California prides itself as being a “melting pot” – a state that welcomes people of different races, ethnic origins and nationalities.  The state’s population over the last half-century has increased in large part to the influx of immigrants from across the Pacific Ocean and just south of the border. 

Nevertheless, racial discrimination still abounds. Employers and employees alike should know that racial discrimination is prohibited both under state law and federal law.  Hence, if an employee feels that if he is being treated unfairly because of his race, then he should talk to an employment attorney.

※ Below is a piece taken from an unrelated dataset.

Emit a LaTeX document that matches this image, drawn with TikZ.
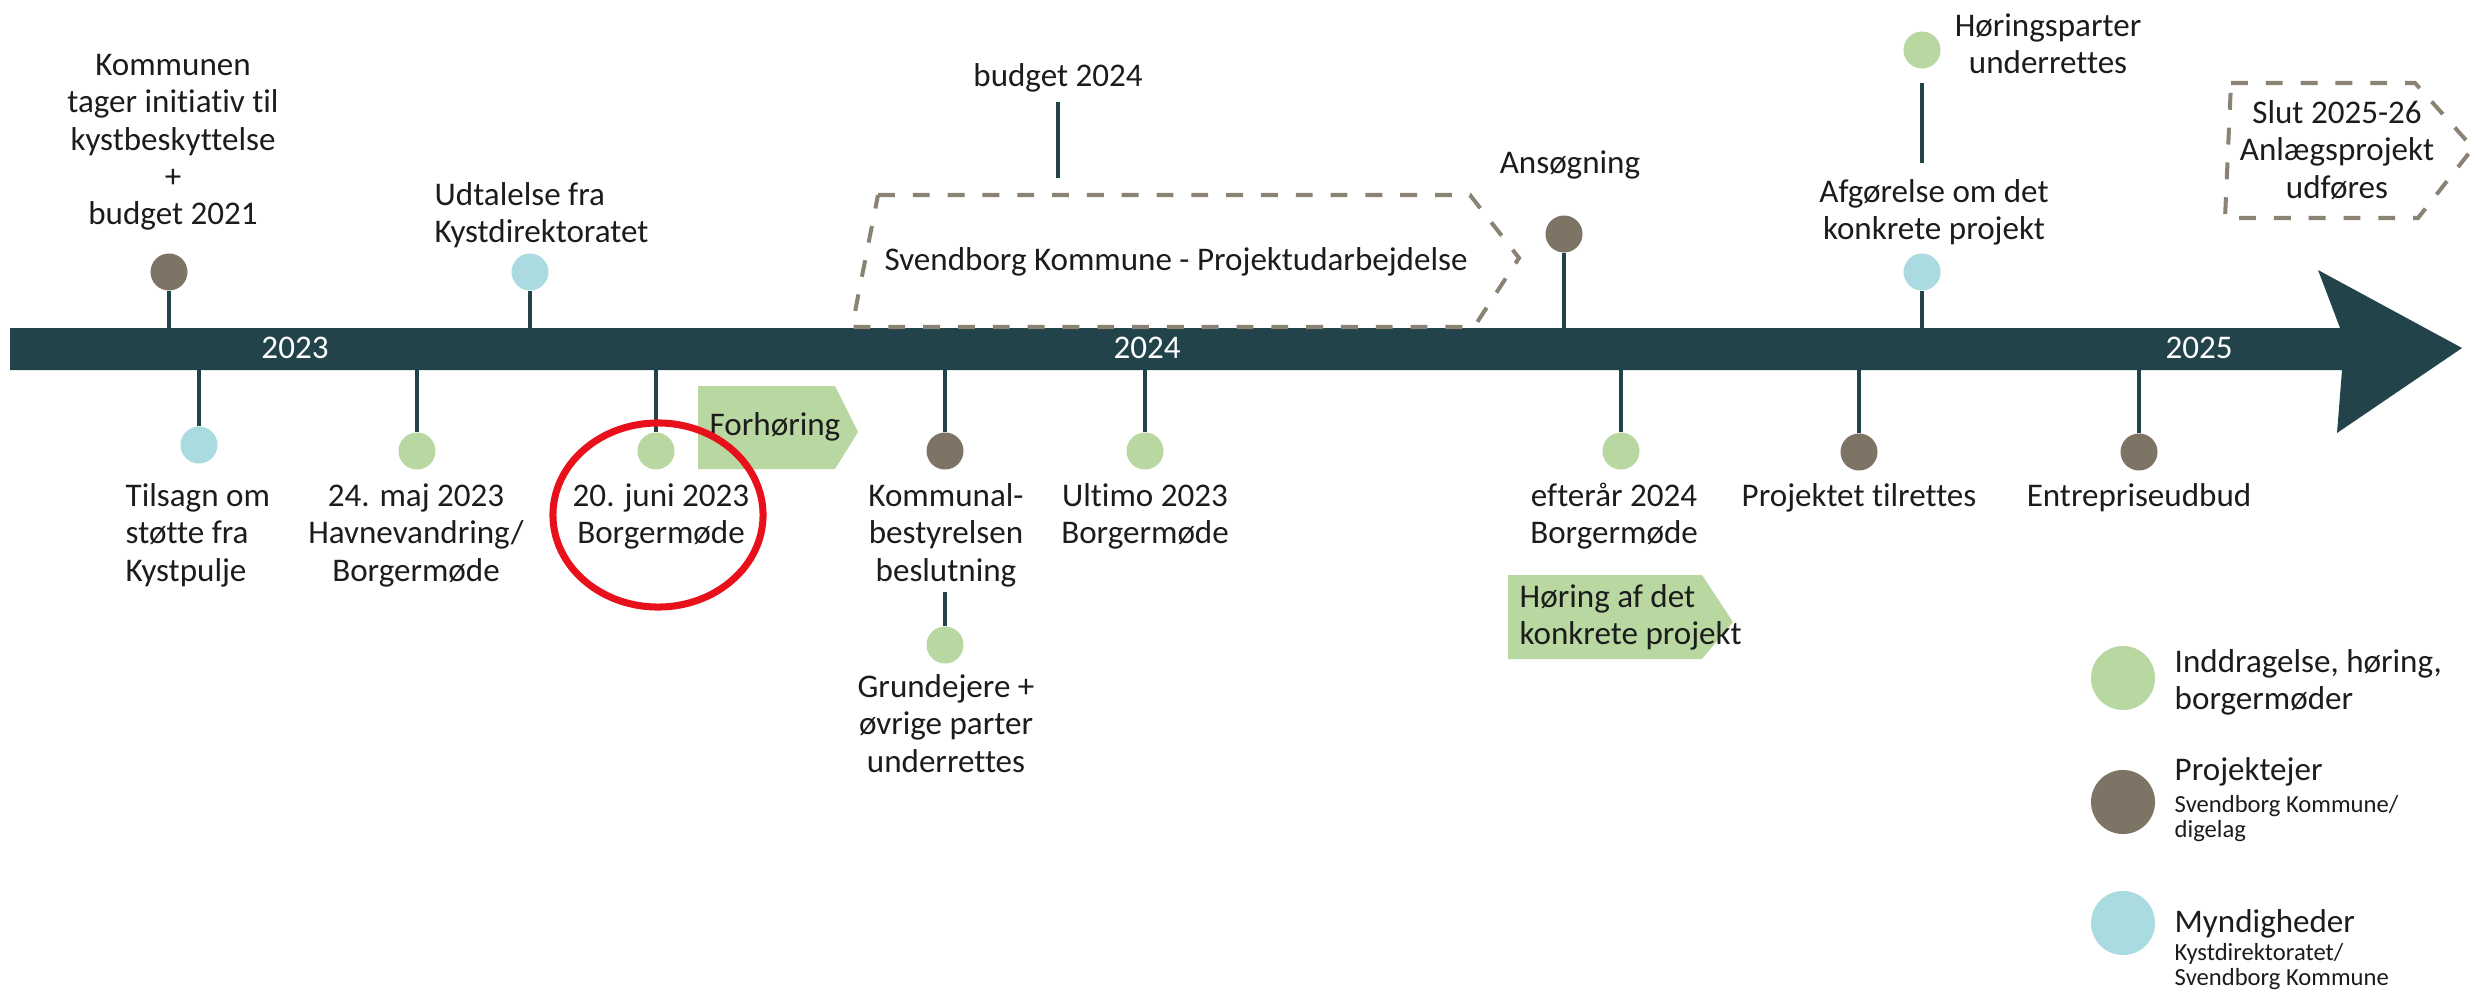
\documentclass[tikz,border=0pt]{standalone}
\usepackage{fontspec}
\setmainfont[Ligatures=NoCommon]{Carlito}
\definecolor{cbar}{HTML}{22434A}
\definecolor{cbrown}{HTML}{7D7466}
\definecolor{cgreen}{HTML}{B9D7A0}
\definecolor{cblue}{HTML}{A9DBE0}
\definecolor{cdash}{HTML}{8A8273}
\definecolor{cred}{HTML}{E8101A}
\definecolor{ctext}{HTML}{1C1C1C}
\newcommand{\mainfnt}{\fontsize{9.4}{10.6}\selectfont\setlength{\lineskiplimit}{-10pt}}
\newcommand{\smallfnt}{\fontsize{7}{7.1}\selectfont\setlength{\lineskiplimit}{-10pt}}
\begin{document}
\begin{tikzpicture}[x=0.01cm,y=-0.01cm,
  lbl/.style={anchor=north, yshift=7.42pt, inner sep=0pt, align=center, text=ctext, font=\mainfnt},
  lbll/.style={lbl, anchor=north west, align=left},
  sublbl/.style={anchor=north west, yshift=4.97pt, inner sep=0pt, align=left, text=ctext, font=\smallfnt},
  dotc/.style={circle, inner sep=0pt, minimum size=0.37cm, draw=none},
  legdot/.style={circle, inner sep=0pt, minimum size=0.64cm, draw=none},
  stem/.style={draw=cbar, line width=1.14pt},
  dashbox/.style={draw=cdash, line width=1.14pt, dash pattern=on 4.8pt off 5.1pt},
  yearlbl/.style={lbl, text=white}
]
\useasboundingbox (0,0) rectangle (2476,994);

% main bar with arrow head
\fill[cbar] (10,328) -- (2340,328) -- (2318,270) -- (2462,348) -- (2337,433) -- (2342,370) -- (10,370) -- cycle;
\node[yearlbl] (y23) at (295,358) {\strut 2023};
\node[yearlbl] (y24) at (1147,358) {\strut 2024};
\node[yearlbl] (y25) at (2199,358) {\strut 2025};

% ---------- above the bar ----------
\node[lbl] (kom) at (173,75) {\strut Kommunen\\tager initiativ til\\kystbeskyttelse\\+\\budget 2021};
\node[dotc, fill=cbrown] (d1) at (169,272) {};
\coordinate (t1) at (169,328);
\draw[stem] (d1) -- (t1);

\node[lbll] (udt) at (434,205) {\strut Udtalelse fra\\Kystdirektoratet};
\node[dotc, fill=cblue] (d2) at (530,272) {};
\coordinate (t2) at (530,328);
\draw[stem] (d2) -- (t2);

\node[lbl] (b24) at (1058,86) {\strut budget 2024};
\coordinate (b24a) at (1058,102);
\coordinate (b24b) at (1058,178);
\draw[stem] (b24a) -- (b24b);

\draw[dashbox] (878,195) -- (1470,195) -- (1519,258) -- (1474,327) -- (852,327) -- cycle;
\node[lbl] (svk) at (1176,270) {\strut Svendborg Kommune - Projektudarbejdelse};

\node[lbl] (ans) at (1570,173) {\strut Ansøgning};
\node[dotc, fill=cbrown] (d3) at (1564,234) {};
\coordinate (t3) at (1564,328);
\draw[stem] (d3) -- (t3);

\node[lbl] (hp) at (2048,36) {\strut Høringsparter\\underrettes};
\node[dotc, fill=cgreen] (d4) at (1922,50) {};
\coordinate (hpa) at (1922,83);
\coordinate (hpb) at (1922,163);
\draw[stem] (hpa) -- (hpb);
\node[lbl] (afg) at (1934,202) {\strut Afgørelse om det\\konkrete projekt};
\node[dotc, fill=cblue] (d5) at (1922,272) {};
\coordinate (t5) at (1922,328);
\draw[stem] (d5) -- (t5);

\draw[dashbox] (2231,83) -- (2415,83) -- (2473,148) -- (2418,218) -- (2225,218) -- cycle;
\node[lbl] (slut) at (2337,123) {\strut Slut 2025-26\\Anlægsprojekt\\udføres};

% ---------- below the bar ----------
\coordinate (s1) at (199,370);
\node[dotc, fill=cblue] (e1) at (199,445) {};
\draw[stem] (s1) -- (e1);
\node[lbll] (til) at (125,506) {\strut Tilsagn om\\støtte fra\\Kystpulje};

\coordinate (s2) at (417,370);
\node[dotc, fill=cgreen] (e2) at (417,451) {};
\draw[stem] (s2) -- (e2);
\node[lbl] (maj) at (416,506) {\strut 24. maj 2023\\Havnevandring/\\Borgermøde};

\coordinate (s3) at (656,370);
\node[dotc, fill=cgreen] (e3) at (656,451) {};
\draw[stem] (s3) -- (e3);
\node[lbl] (jun) at (661,506) {\strut 20. juni 2023\\Borgermøde};

\fill[cgreen] (698,386) -- (835,386) -- (858,432) -- (835,469) -- (698,469) -- cycle;
\node[lbll] (forh) at (709,435) {\strut Forhøring};

\coordinate (s4) at (945,370);
\node[dotc, fill=cbrown] (e4) at (945,451) {};
\draw[stem] (s4) -- (e4);
\node[lbl] (kb) at (946,506) {\strut Kommunal-\\bestyrelsen\\beslutning};
\coordinate (kba) at (945,592);
\node[dotc, fill=cgreen] (e4b) at (945,645) {};
\draw[stem] (kba) -- (e4b);
\node[lbl] (grund) at (946,697) {\strut Grundejere +\\øvrige parter\\underrettes};

\coordinate (s5) at (1145,370);
\node[dotc, fill=cgreen] (e5) at (1145,451) {};
\draw[stem] (s5) -- (e5);
\node[lbl] (ult) at (1145,506) {\strut Ultimo 2023\\Borgermøde};

\coordinate (s6) at (1621,370);
\node[dotc, fill=cgreen] (e6) at (1621,451) {};
\draw[stem] (s6) -- (e6);
\node[lbl] (eft) at (1614,506) {\strut efterår 2024\\Borgermøde};

\fill[cgreen] (1508,575) -- (1702,575) -- (1733,622) -- (1702,659) -- (1508,659) -- cycle;
\node[lbll] (hor) at (1519,607) {\strut Høring af det\\konkrete projekt};

\coordinate (s7) at (1859,370);
\node[dotc, fill=cbrown] (e7) at (1859,452) {};
\draw[stem] (s7) -- (e7);
\node[lbl] (ptil) at (1859,506) {\strut Projektet tilrettes};

\coordinate (s8) at (2139,370);
\node[dotc, fill=cbrown] (e8) at (2139,452) {};
\draw[stem] (s8) -- (e8);
\node[lbl] (ent) at (2139,506) {\strut Entrepriseudbud};

% ---------- legend ----------
\node[legdot, fill=cgreen] (lg1) at (2123,678) {};
\node[lbll] (lt1) at (2174,672) {\strut Inddragelse, høring,\\borgermøder};
\node[legdot, fill=cbrown] (lg2) at (2123,802) {};
\node[lbll] (lt2) at (2174,780) {\strut Projektejer};
\node[sublbl] (ls2) at (2174,812) {\strut Svendborg Kommune/\\digelag};
\node[legdot, fill=cblue] (lg3) at (2123,923) {};
\node[lbll] (lt3) at (2174,932) {\strut Myndigheder};
\node[sublbl] (ls3) at (2174,960) {\strut Kystdirektoratet/\\Svendborg Kommune};

% red highlight ellipse
\draw[cred, line width=2pt] (658,515) ellipse [x radius=1.05cm, y radius=0.92cm];
\end{tikzpicture}
\end{document}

Not all acts of racial discrimination are committed equally.  Some are more blatant than others. The more blatant ones, of course, are easier to identify and prove. This type of discrimination is known as “disparate treatment.”   “Disparate treatment”  occurs when certain groups of people are treated differently because of certain parameters such as their race, gender, religion or age.  For example, if a company pays some employees with a lower rate of compensation than others simply because they are of Asian origin, then that is “disparate treatment.”

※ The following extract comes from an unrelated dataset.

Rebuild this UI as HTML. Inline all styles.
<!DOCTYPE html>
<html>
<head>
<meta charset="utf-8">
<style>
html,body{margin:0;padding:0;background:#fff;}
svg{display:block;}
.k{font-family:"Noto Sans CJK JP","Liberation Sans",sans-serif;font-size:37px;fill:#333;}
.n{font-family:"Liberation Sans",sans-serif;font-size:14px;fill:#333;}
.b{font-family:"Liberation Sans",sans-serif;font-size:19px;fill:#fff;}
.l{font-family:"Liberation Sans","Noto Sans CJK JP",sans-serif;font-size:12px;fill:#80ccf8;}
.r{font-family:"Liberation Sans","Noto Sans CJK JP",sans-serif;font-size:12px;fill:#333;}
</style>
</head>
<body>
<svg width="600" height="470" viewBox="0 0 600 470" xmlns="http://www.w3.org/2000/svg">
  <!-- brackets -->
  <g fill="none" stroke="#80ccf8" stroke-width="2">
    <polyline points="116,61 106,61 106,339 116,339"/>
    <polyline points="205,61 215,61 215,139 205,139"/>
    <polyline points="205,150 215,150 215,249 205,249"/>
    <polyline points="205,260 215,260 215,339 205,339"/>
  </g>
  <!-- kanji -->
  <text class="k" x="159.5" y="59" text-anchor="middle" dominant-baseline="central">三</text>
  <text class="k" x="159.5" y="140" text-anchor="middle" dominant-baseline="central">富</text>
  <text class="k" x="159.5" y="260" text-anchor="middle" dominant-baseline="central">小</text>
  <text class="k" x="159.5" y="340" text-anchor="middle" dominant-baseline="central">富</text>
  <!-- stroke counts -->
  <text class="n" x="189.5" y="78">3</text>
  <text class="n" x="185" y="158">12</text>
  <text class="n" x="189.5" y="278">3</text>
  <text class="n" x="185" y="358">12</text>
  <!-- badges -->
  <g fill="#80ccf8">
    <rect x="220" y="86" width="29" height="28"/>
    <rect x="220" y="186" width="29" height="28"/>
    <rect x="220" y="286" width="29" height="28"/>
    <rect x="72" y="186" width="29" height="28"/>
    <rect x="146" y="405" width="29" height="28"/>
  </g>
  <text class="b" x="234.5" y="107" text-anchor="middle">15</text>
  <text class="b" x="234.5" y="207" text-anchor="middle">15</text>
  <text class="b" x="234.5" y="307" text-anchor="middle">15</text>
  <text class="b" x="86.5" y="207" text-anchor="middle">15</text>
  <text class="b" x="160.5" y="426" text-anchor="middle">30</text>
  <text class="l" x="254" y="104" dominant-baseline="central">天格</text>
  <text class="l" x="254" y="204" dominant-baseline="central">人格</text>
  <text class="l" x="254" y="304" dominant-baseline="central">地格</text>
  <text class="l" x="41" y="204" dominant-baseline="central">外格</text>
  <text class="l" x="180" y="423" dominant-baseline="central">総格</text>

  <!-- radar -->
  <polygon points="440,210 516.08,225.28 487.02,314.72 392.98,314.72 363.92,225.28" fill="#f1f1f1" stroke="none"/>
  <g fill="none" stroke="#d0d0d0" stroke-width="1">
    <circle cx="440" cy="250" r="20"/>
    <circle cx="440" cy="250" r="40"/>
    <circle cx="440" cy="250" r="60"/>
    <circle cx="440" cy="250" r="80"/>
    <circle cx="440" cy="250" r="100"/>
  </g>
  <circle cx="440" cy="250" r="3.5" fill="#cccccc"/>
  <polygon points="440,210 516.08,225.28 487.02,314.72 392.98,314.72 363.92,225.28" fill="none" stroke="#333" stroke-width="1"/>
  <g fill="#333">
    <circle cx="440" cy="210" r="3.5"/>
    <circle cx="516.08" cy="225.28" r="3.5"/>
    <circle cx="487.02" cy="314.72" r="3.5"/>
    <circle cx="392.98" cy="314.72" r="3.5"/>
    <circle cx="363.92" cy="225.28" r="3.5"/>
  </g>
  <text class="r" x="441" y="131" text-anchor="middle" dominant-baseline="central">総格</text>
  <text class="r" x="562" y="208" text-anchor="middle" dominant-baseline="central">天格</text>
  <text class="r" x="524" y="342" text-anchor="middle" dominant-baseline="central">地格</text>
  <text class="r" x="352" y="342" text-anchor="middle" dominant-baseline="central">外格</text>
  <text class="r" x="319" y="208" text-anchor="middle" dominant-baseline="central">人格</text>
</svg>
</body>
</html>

The second form of discrimination is called “disparate impact.”  This type of discrimination favors some ethnic groups over others.  The employer may, for instance, require height and weight requirements in its hiring process which may favor taller applicants of certain ethnic groups.  Or it may require English proficiency in hiring unskilled laborers.  In this case, Caucasian Americans may have an edge over Asians and Hispanics.  The examples cited  above are somewhat obvious in the sense that anyone can see the employer’s intent to favor one group over the others.  Nevertheless,  “disparate impact” is supposed to be more subtle and less obvious.  That is why an individual or groups of employees  affected by racial discrimination should be on the lookout for this subtle kind of discrimination

A third form of discrimination may be termed as “discrimination by association.”   A person, who does not belong to an ethnic group discriminated upon, may still be a discrimination victim simply because of his or her association with people belonging to a discriminated group.  For example, Jim, a Caucasian, works in a predominantly Caucasian company with a sprinkling of other groups.   He is the rising star in the fast-growing Silicon Valley company.  Then, he started dating Maria, a Filipino-American.  Suddenly, Jim finds his career in limbo.  The promotion which his boss promised to him has been withheld. Jim may be a victim of discrimination by association.

Racial discrimination, just like the ethnic composition of California, comes in different shades of subtleties. The employee should watch out for these subtle acts of discrimination.  If he feels he is a victim, them he should not hesitate to talk to an experienced employment attorney.  After all, the subtle acts of discrimination may have an impact on his job and career.